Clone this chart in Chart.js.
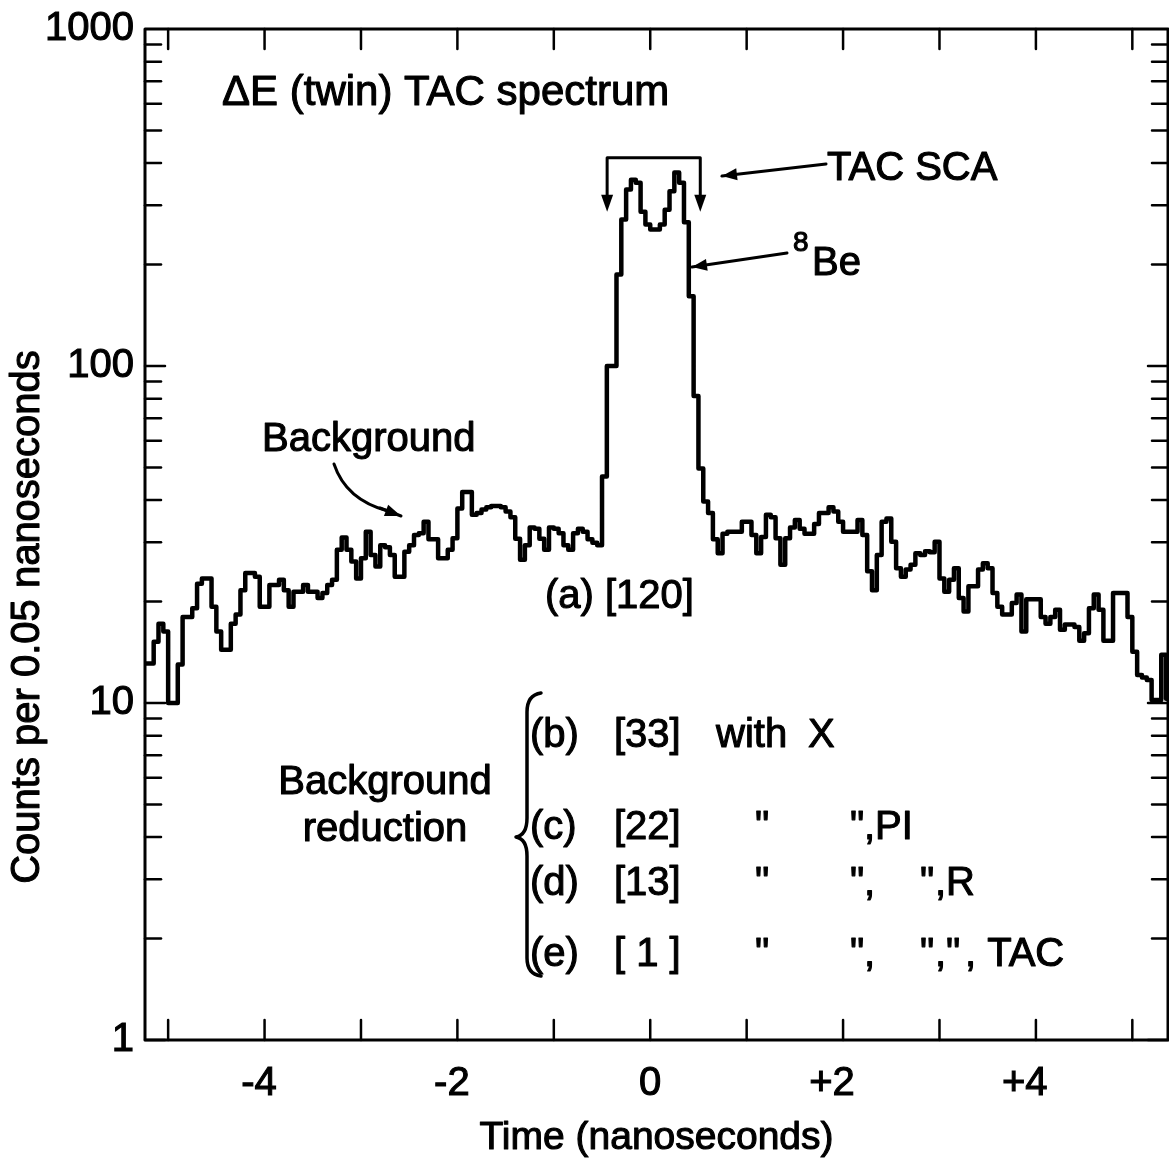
<!DOCTYPE html>
<html><head><meta charset="utf-8">
<script src="https://cdn.jsdelivr.net/npm/chart.js@4/dist/chart.umd.min.js"></script>
<style>html,body{margin:0;padding:0;background:#fff;}#wrap{width:1169px;height:1168px;}</style>
</head><body><div id="wrap"><canvas id="c" width="1169" height="1168"></canvas></div>
<script>
// ---- data (counts per 0.05 ns bin) ----
const binStart = -5.25;      // ns, left edge of first bin
const binWidth = 0.05;       // ns per bin
const counts = [
 13.1,13.1,15.2,17.2,16.3,10,10,13,18,18,
 19.1,22.6,23.4,23.4,19.3,16.3,14.4,14.4,17.2,18.3,
 21.6,24.3,24.3,23.7,19.3,19.3,22.4,22.4,23.2,21.6,
 19.3,21.4,21.4,22.4,21.4,21.4,20.5,21.2,22.4,23.2,
 28.5,31,28.5,26.3,23.4,26.9,32.2,27.5,25.4,29.4,
 29.0,27.5,23.7,23.7,28.1,29.4,31.5,31.9,34.5,30.6,
 30.6,26.9,26.9,28.5,30.8,37.8,42.3,42.3,36.2,36.6,
 37.5,38.1,38.4,38.4,38.1,37.0,35.6,30.7,26.6,29.4,
 33.2,32.9,30.7,28.5,33.2,32.9,31.9,29.4,28.5,31.9,
 32.9,32.2,30.6,29.9,29.4,47,100,100,187,272,
 334,357,350,287,263,254,254,263,291,330,
 375,350,267,161,81.5,49.6,39.6,36.6,30.6,27.8,
 31.8,32.2,32.2,32.2,34.5,34.5,31.5,27.8,31.1,36.2,
 35.6,30.8,25.7,30.8,33.2,34.9,32.9,31.8,31.8,34.0,
 36.6,36.6,38.1,37.0,34.5,32.2,32.2,32.2,34.9,31.5,
 24.6,21.6,27.5,34.5,35.3,30.1,25.1,23.7,24.9,25.7,
 27.8,27.5,28.2,28.0,30.1,23.4,21.4,23.2,25.1,20.5,
 18.7,22.2,22.2,24.9,26.0,25.1,21.2,19.3,18.3,18.3,
 19.8,21.0,16.3,20.3,20.3,20.3,18.0,17.2,18.0,18.9,
 16.5,17.1,17.1,16.8,15.3,16.1,19.1,21.0,18.9,15.3,
 15.3,21.2,21.2,21.2,18.0,14.2,12.1,11.9,11.7,10.2,
 10.2,13.9,10.3
];
const xTickValues = [-5,-4,-3,-2,-1,0,1,2,3,4,5];
const xTickLabels = {"-4":"-4 ","-2":"-2 ","0":"0","2":"+2  ","4":"+4  "};
const yTickValues = [1,10,100,1000];
const yTickLabels = {"1":"1","10":"10","100":"100","1000":"1000"};

const points = counts.map((c,i)=>({x: binStart + i*binWidth, y: c}));
points.push({x: binStart + counts.length*binWidth, y: counts[counts.length-1]});

const FONT = '"Liberation Sans", Arial, sans-serif';
const TSTROKE = 1.1;

const notes = {
  id:'notes',
  afterDraw(chart){
    const {ctx, chartArea:a, scales:{x,y}} = chart;
    ctx.save();
    ctx.strokeStyle='#000'; ctx.fillStyle='#000';
    ctx.lineCap='round'; ctx.lineJoin='round';
    // frame
    ctx.lineWidth=3;
    ctx.strokeRect(a.left, a.top, a.right-a.left, a.bottom-a.top);
    // x ticks (inward, top and bottom)
    ctx.lineWidth=2.5;
    xTickValues.forEach(v=>{
      const px=x.getPixelForValue(v);
      ctx.beginPath(); ctx.moveTo(px,a.bottom); ctx.lineTo(px,a.bottom-20); ctx.stroke();
      ctx.beginPath(); ctx.moveTo(px,a.top); ctx.lineTo(px,a.top+20); ctx.stroke();
    });
    // y ticks (inward, left and right)
    [1,10,100].forEach(d=>{
      for(let m=1;m<=9;m++){
        const py=y.getPixelForValue(d*m);
        const len = m===1?20:16;
        ctx.beginPath(); ctx.moveTo(a.left,py); ctx.lineTo(a.left+len,py); ctx.stroke();
        ctx.beginPath(); ctx.moveTo(a.right,py); ctx.lineTo(a.right-len,py); ctx.stroke();
      }
    });
    const txt=(s,px,py,size=40,align='left')=>{
      ctx.font=size+'px '+FONT; ctx.textAlign=align; ctx.textBaseline='middle';
      ctx.fillText(s,px,py);
      const lw=ctx.lineWidth; ctx.lineWidth=TSTROKE; ctx.strokeText(s,px,py); ctx.lineWidth=lw;
    };
    // axis titles
    ctx.save(); ctx.translate(28,617); ctx.rotate(-Math.PI/2);
    txt('Counts per 0.05 nanoseconds',0,0,40,'center'); ctx.restore();
    txt('Time (nanoseconds)',(a.left+a.right)/2,1138,39,'center');

    const arrow=(x1,y1,x2,y2,len=15,hw=6)=>{
      ctx.beginPath(); ctx.moveTo(x1,y1); ctx.lineTo(x2,y2); ctx.stroke();
      const ang=Math.atan2(y2-y1,x2-x1);
      ctx.beginPath();
      ctx.moveTo(x2,y2);
      ctx.lineTo(x2-len*Math.cos(ang)+hw*Math.sin(ang), y2-len*Math.sin(ang)-hw*Math.cos(ang));
      ctx.lineTo(x2-len*Math.cos(ang)-hw*Math.sin(ang), y2-len*Math.sin(ang)+hw*Math.cos(ang));
      ctx.closePath(); ctx.fill();
    };
    ctx.lineWidth=3;
    // TAC SCA bracket
    const bx1=x.getPixelForValue(-0.447), bx2=x.getPixelForValue(0.519);
    const byT=y.getPixelForValue(415), byB=y.getPixelForValue(287);
    ctx.beginPath(); ctx.moveTo(bx1,byB-14); ctx.lineTo(bx1,byT); ctx.lineTo(bx2,byT); ctx.lineTo(bx2,byB-14); ctx.stroke();
    [bx1,bx2].forEach(bx=>{
      ctx.beginPath(); ctx.moveTo(bx,byB); ctx.lineTo(bx-6,byB-17); ctx.lineTo(bx+6,byB-17); ctx.closePath(); ctx.fill();
    });
    arrow(826,164,722,176);
    txt('TAC SCA',827,169);
    // 8Be
    arrow(787,253,692,267);
    txt('8',793,243,28);
    txt('Be',812,264,40);
    // title
    txt('\u0394E (twin) TAC spectrum',222,93,42);
    // Background label with curved arrow
    txt('Background',262,440);
    ctx.beginPath(); ctx.moveTo(334,464); ctx.quadraticCurveTo(346,500,388,511); ctx.stroke();
    arrow(380,508,401,516,16,6);
    txt('(a) [120]',545,597);
    // Background reduction
    txt('Background',385,783,40,'center');
    txt('reduction',385,830,40,'center');
    // brace
    ctx.lineWidth=3.5;
    ctx.beginPath();
    ctx.moveTo(541,693); ctx.quadraticCurveTo(527,695,527,712);
    ctx.lineTo(527,818); ctx.quadraticCurveTo(527,835,516,837);
    ctx.quadraticCurveTo(527,839,527,856);
    ctx.lineTo(527,958); ctx.quadraticCurveTo(527,974,541,976);
    ctx.stroke();
    const rows=[
      [736,[['(b)',530],['[33]',614],['with',716],['X',808]]],
      [828,[['(c)',530],['[22]',614],['"',755],['"',850],[',PI',864]]],
      [884,[['(d)',530],['[13]',614],['"',755],['"',850],[',',864],['"',920],[',R',935]]],
      [955,[['(e)',530],['[ 1 ]',614],['"',755],['"',850],[',',864],['"',920],[',"',935],[', TAC',965]]]
    ];
    rows.forEach(([ry,toks])=>toks.forEach(([s,tx])=>txt(s,tx,ry)));
    ctx.restore();
  }
};

new Chart(document.getElementById('c'), {
  type:'line',
  data:{datasets:[{
    data:points, stepped:true, borderColor:'#000', borderWidth:4.5,
    pointRadius:0, fill:false, tension:0, borderJoinStyle:'round', borderCapStyle:'round'
  }]},
  options:{
    responsive:false, animation:false, devicePixelRatio:1,
    layout:{padding:{top:29,right:1,left:0,bottom:0}},
    plugins:{legend:{display:false}, tooltip:{enabled:false}},
    scales:{
      x:{type:'linear', min:-5.24, max:5.37,
        afterBuildTicks:s=>{s.ticks=xTickValues.map(v=>({value:v}));},
        afterFit:s=>{s.height=128; s.paddingLeft=0; s.paddingRight=0;},
        grid:{display:false}, border:{display:false},
        ticks:{autoSkip:false, maxRotation:0, padding:12, color:'#000',
          textStrokeColor:'#000', textStrokeWidth:TSTROKE,
          font:{family:FONT,size:40},
          callback:v=>xTickLabels[String(v)] ?? ''},
        title:{display:false}
      },
      y:{type:'logarithmic', min:1, max:1000,
        afterBuildTicks:s=>{s.ticks=yTickValues.map(v=>({value:v}));},
        afterFit:s=>{s.width=145; s.paddingTop=0; s.paddingBottom=0;},
        grid:{display:false}, border:{display:false},
        ticks:{padding:3, color:'#000', textStrokeColor:'#000', textStrokeWidth:TSTROKE,
          font:{family:FONT,size:40},
          callback:v=>yTickLabels[String(v)] ?? ''}
      }
    }
  },
  plugins:[notes]
});
</script></body></html>
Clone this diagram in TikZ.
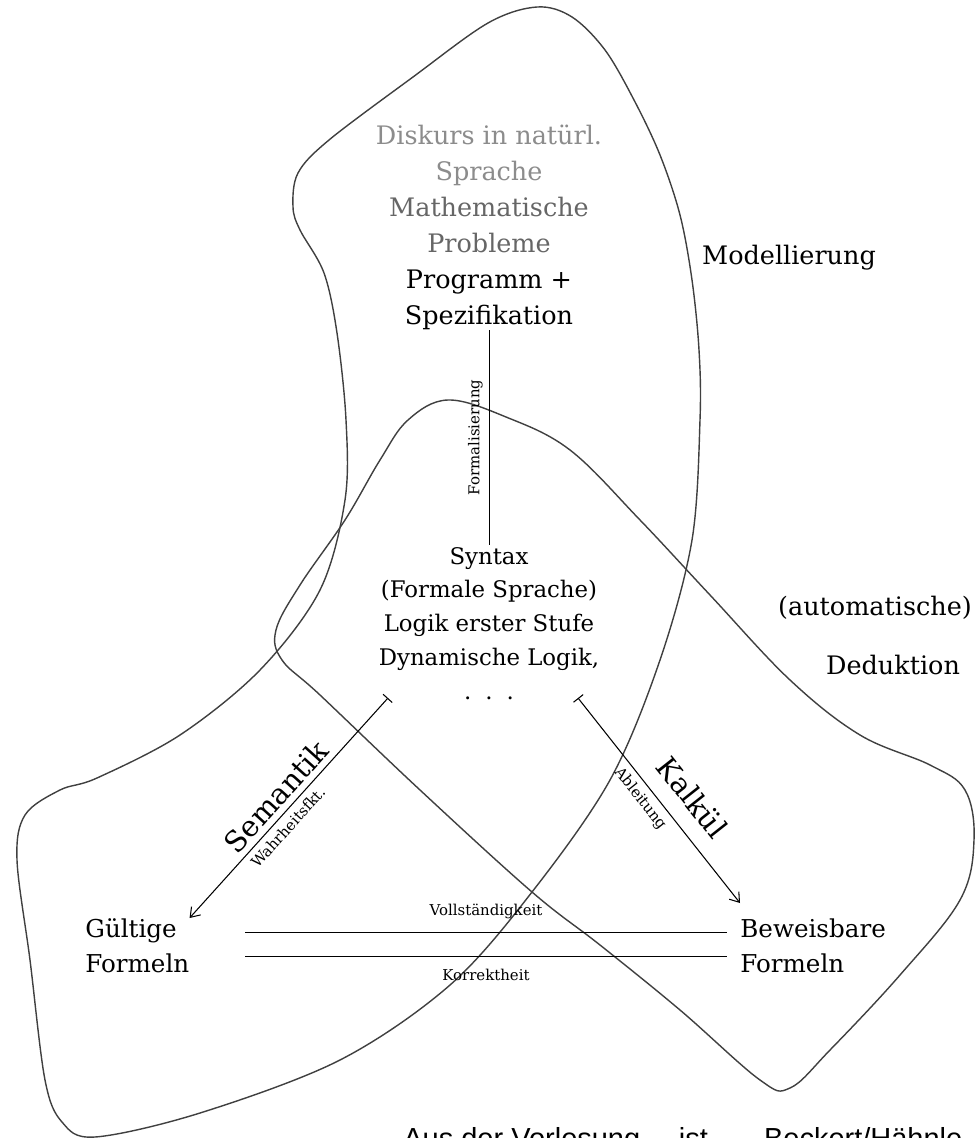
\documentclass[tikz,border=0pt]{standalone}
\usepackage{fontspec}
\setmainfont{DejaVu Serif}
\newfontfamily\captionfont{Liberation Sans}
\usetikzlibrary{positioning,arrows.meta}

\definecolor{lightgrey}{gray}{0.55}
\definecolor{midgrey}{gray}{0.4}

\tikzset{
  bigtext/.style={font=\fontsize{14.5}{20.5}\selectfont, align=center, inner sep=0pt},
  syntext/.style={font=\fontsize{13}{19.3}\selectfont, align=center, inner sep=1pt},
  formtext/.style={font=\fontsize{14}{20}\selectfont, align=left, inner sep=0pt},
  smalllabel/.style={font=\fontsize{8.5}{10}\selectfont},
  arrowlabel/.style={font=\fontsize{16.5}{18}\selectfont},
  blob/.style={draw=black!75, line width=0.8pt},
  maparrow/.style={{Bar[width=7pt]}-{Straight Barb[length=5pt,width=7pt]}, line width=0.6pt},
}

\begin{document}
\begin{tikzpicture}[x=0.02cm, y=-0.02cm]
  \useasboundingbox (0,0) rectangle (976,1138);

  % regions
  \draw [blob] plot [smooth cycle, tension=0.55] coordinates {
    (298,173) (329,140) (413,77) (488,23) (537,7) (572,17) (605,50)
    (634,100) (660,155) (680,215) (692,280) (699,350) (700,420) (692,540)
    (660,660) (610,780) (532,892) (450,985) (340,1060) (200,1113) (95,1137)
    (62,1122) (45,1080) (30,960) (17,860) (25,815) (60,790) (97,778)
    (180,735) (260,670) (320,590) (345,500) (346,420) (337,333) (324,273)
    (300,230) (293,207)};
  \draw [blob] plot [smooth cycle, tension=0.6] coordinates {
    (448,400) (506,417) (570,450) (640,520) (710,595) (790,680) (860,735)
    (930,765) (965,790) (974,840) (960,900) (900,975) (830,1050) (790,1088)
    (760,1080) (680,1010) (600,945) (532,892) (420,790) (320,695) (282,660)
    (276,630) (300,585) (345,520) (380,460) (408,420)};

  % texts
  \node (modell) [bigtext, anchor=south] at (489,330)
    {\textcolor{lightgrey}{Diskurs in natürl.}\\
     \textcolor{lightgrey}{Sprache}\\
     \textcolor{midgrey}{Mathematische}\\
     \textcolor{midgrey}{Probleme}\\
     Programm +\\Spezifikation};
  \node (syntax) [syntext, anchor=north] at (489,545)
    {Syntax\\(Formale Sprache)\\Logik erster Stufe\\Dynamische Logik,\\
     .\hspace{8pt}.\hspace{8pt}.};
  \node (gueltig) [formtext, anchor=north west] at (85,918) {Gültige\\Formeln};
  \node (beweis) [formtext, anchor=north west] at (740,918) {Beweisbare\\Formeln};
  \node (modlabel) [bigtext] at (789,258) {Modellierung};
  \node (autolabel) [bigtext] at (875,608) {(automatische)};
  \node (dedlabel) [bigtext] at (893,665) {Deduktion};

  \coordinate (semstart) at (388,698);
  \coordinate (kalkstart) at (578,698);
  \coordinate (voll-l) at (245,932);
  \coordinate (voll-r) at (727,932);
  \coordinate (korr-l) at (245,956);
  \coordinate (korr-r) at (727,956);

  % connectors
  \draw (modell) -- node [smalllabel, rotate=90, above] {Formalisierung} (syntax);
  \draw [maparrow] (semstart) -- node [arrowlabel, sloped, above=2pt, inner sep=1pt] {Semantik}
    node [smalllabel, sloped, below, pos=0.55] {Wahrheitsfkt.}
    (gueltig.north east);
  \draw [maparrow] (kalkstart) -- node [arrowlabel, sloped, above=6pt, pos=0.57] {Kalkül}
    node [smalllabel, sloped, below, pos=0.45] {Ableitung}
    ([yshift=0.3cm]beweis.north west);
  \draw (voll-l) -- node [smalllabel, above=4pt] {Vollständigkeit} (voll-r);
  \draw (korr-l) -- node [smalllabel, below=4pt] {Korrektheit} (korr-r);

  \node (caption) [font=\captionfont\fontsize{16.5}{18}\selectfont, anchor=base west, inner sep=0pt]
    at (403,1148) {Aus der Vorlesung\hspace{22pt}ist\hspace{32pt}Beckert/Hähnle};
\end{tikzpicture}
\end{document}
==================================================
Copy nothing past the line containing "const TSTROKE = 1.1;": reproduce every line from the start of the records up to it, skipping pictures.

▸ **Solution to the exercise**:
Clone this chart in Chart.js.
<!DOCTYPE html>
<html><head><meta charset="utf-8">
<script src="https://cdn.jsdelivr.net/npm/chart.js@4/dist/chart.umd.min.js"></script>
<style>html,body{margin:0;padding:0;background:#fff;}#wrap{width:1169px;height:1168px;}</style>
</head><body><div id="wrap"><canvas id="c" width="1169" height="1168"></canvas></div>
<script>
// ---- data (counts per 0.05 ns bin) ----
const binStart = -5.25;      // ns, left edge of first bin
const binWidth = 0.05;       // ns per bin
const counts = [
 13.1,13.1,15.2,17.2,16.3,10,10,13,18,18,
 19.1,22.6,23.4,23.4,19.3,16.3,14.4,14.4,17.2,18.3,
 21.6,24.3,24.3,23.7,19.3,19.3,22.4,22.4,23.2,21.6,
 19.3,21.4,21.4,22.4,21.4,21.4,20.5,21.2,22.4,23.2,
 28.5,31,28.5,26.3,23.4,26.9,32.2,27.5,25.4,29.4,
 29.0,27.5,23.7,23.7,28.1,29.4,31.5,31.9,34.5,30.6,
 30.6,26.9,26.9,28.5,30.8,37.8,42.3,42.3,36.2,36.6,
 37.5,38.1,38.4,38.4,38.1,37.0,35.6,30.7,26.6,29.4,
 33.2,32.9,30.7,28.5,33.2,32.9,31.9,29.4,28.5,31.9,
 32.9,32.2,30.6,29.9,29.4,47,100,100,187,272,
 334,357,350,287,263,254,254,263,291,330,
 375,350,267,161,81.5,49.6,39.6,36.6,30.6,27.8,
 31.8,32.2,32.2,32.2,34.5,34.5,31.5,27.8,31.1,36.2,
 35.6,30.8,25.7,30.8,33.2,34.9,32.9,31.8,31.8,34.0,
 36.6,36.6,38.1,37.0,34.5,32.2,32.2,32.2,34.9,31.5,
 24.6,21.6,27.5,34.5,35.3,30.1,25.1,23.7,24.9,25.7,
 27.8,27.5,28.2,28.0,30.1,23.4,21.4,23.2,25.1,20.5,
 18.7,22.2,22.2,24.9,26.0,25.1,21.2,19.3,18.3,18.3,
 19.8,21.0,16.3,20.3,20.3,20.3,18.0,17.2,18.0,18.9,
 16.5,17.1,17.1,16.8,15.3,16.1,19.1,21.0,18.9,15.3,
 15.3,21.2,21.2,21.2,18.0,14.2,12.1,11.9,11.7,10.2,
 10.2,13.9,10.3
];
const xTickValues = [-5,-4,-3,-2,-1,0,1,2,3,4,5];
const xTickLabels = {"-4":"-4 ","-2":"-2 ","0":"0","2":"+2  ","4":"+4  "};
const yTickValues = [1,10,100,1000];
const yTickLabels = {"1":"1","10":"10","100":"100","1000":"1000"};

const points = counts.map((c,i)=>({x: binStart + i*binWidth, y: c}));
points.push({x: binStart + counts.length*binWidth, y: counts[counts.length-1]});

const FONT = '"Liberation Sans", Arial, sans-serif';
const TSTROKE = 1.1;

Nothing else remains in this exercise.